* BEGIN Information shown *

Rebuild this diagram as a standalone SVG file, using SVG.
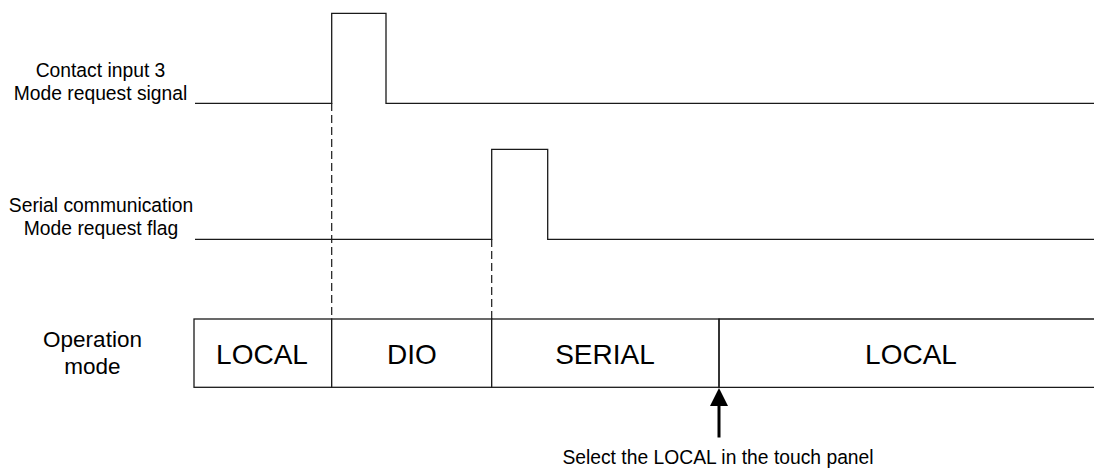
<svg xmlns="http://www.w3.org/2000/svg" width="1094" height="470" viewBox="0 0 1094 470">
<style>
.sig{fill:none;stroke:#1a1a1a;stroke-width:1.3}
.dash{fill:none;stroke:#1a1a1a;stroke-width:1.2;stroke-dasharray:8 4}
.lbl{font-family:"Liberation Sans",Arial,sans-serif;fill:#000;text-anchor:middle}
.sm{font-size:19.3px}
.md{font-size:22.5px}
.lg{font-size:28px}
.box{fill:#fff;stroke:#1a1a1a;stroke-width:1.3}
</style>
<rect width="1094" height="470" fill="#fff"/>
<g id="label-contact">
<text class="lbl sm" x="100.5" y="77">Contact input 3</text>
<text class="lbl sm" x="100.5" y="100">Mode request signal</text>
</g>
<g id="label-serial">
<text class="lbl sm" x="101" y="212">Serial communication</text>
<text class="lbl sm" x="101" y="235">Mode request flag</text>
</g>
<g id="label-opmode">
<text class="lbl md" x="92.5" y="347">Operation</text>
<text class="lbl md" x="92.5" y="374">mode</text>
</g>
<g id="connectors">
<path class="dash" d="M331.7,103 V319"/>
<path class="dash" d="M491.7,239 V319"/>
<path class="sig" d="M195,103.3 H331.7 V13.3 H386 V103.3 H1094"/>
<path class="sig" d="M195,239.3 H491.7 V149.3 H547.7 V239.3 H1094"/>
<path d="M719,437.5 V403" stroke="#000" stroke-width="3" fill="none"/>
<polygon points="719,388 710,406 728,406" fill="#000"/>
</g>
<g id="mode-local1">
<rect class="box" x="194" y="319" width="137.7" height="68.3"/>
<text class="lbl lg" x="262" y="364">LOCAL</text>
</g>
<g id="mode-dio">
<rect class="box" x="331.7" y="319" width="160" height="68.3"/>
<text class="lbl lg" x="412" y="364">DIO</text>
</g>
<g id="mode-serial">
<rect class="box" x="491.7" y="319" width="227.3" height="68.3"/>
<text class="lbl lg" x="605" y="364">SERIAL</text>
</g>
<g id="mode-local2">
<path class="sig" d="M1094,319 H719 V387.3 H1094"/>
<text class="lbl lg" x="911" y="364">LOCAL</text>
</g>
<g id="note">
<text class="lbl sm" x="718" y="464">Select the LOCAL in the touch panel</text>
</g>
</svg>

* END Information shown *

*Request*
Repeat the material above in full and unchanged, minus its images.

*Completed task*
Rebuild this diagram as a standalone SVG file, using SVG.
<svg xmlns="http://www.w3.org/2000/svg" width="1094" height="470" viewBox="0 0 1094 470">
<style>
.sig{fill:none;stroke:#1a1a1a;stroke-width:1.3}
.dash{fill:none;stroke:#1a1a1a;stroke-width:1.2;stroke-dasharray:8 4}
.lbl{font-family:"Liberation Sans",Arial,sans-serif;fill:#000;text-anchor:middle}
.sm{font-size:19.3px}
.md{font-size:22.5px}
.lg{font-size:28px}
.box{fill:#fff;stroke:#1a1a1a;stroke-width:1.3}
</style>
<rect width="1094" height="470" fill="#fff"/>
<g id="label-contact">
<text class="lbl sm" x="100.5" y="77">Contact input 3</text>
<text class="lbl sm" x="100.5" y="100">Mode request signal</text>
</g>
<g id="label-serial">
<text class="lbl sm" x="101" y="212">Serial communication</text>
<text class="lbl sm" x="101" y="235">Mode request flag</text>
</g>
<g id="label-opmode">
<text class="lbl md" x="92.5" y="347">Operation</text>
<text class="lbl md" x="92.5" y="374">mode</text>
</g>
<g id="connectors">
<path class="dash" d="M331.7,103 V319"/>
<path class="dash" d="M491.7,239 V319"/>
<path class="sig" d="M195,103.3 H331.7 V13.3 H386 V103.3 H1094"/>
<path class="sig" d="M195,239.3 H491.7 V149.3 H547.7 V239.3 H1094"/>
<path d="M719,437.5 V403" stroke="#000" stroke-width="3" fill="none"/>
<polygon points="719,388 710,406 728,406" fill="#000"/>
</g>
<g id="mode-local1">
<rect class="box" x="194" y="319" width="137.7" height="68.3"/>
<text class="lbl lg" x="262" y="364">LOCAL</text>
</g>
<g id="mode-dio">
<rect class="box" x="331.7" y="319" width="160" height="68.3"/>
<text class="lbl lg" x="412" y="364">DIO</text>
</g>
<g id="mode-serial">
<rect class="box" x="491.7" y="319" width="227.3" height="68.3"/>
<text class="lbl lg" x="605" y="364">SERIAL</text>
</g>
<g id="mode-local2">
<path class="sig" d="M1094,319 H719 V387.3 H1094"/>
<text class="lbl lg" x="911" y="364">LOCAL</text>
</g>
<g id="note">
<text class="lbl sm" x="718" y="464">Select the LOCAL in the touch panel</text>
</g>
</svg>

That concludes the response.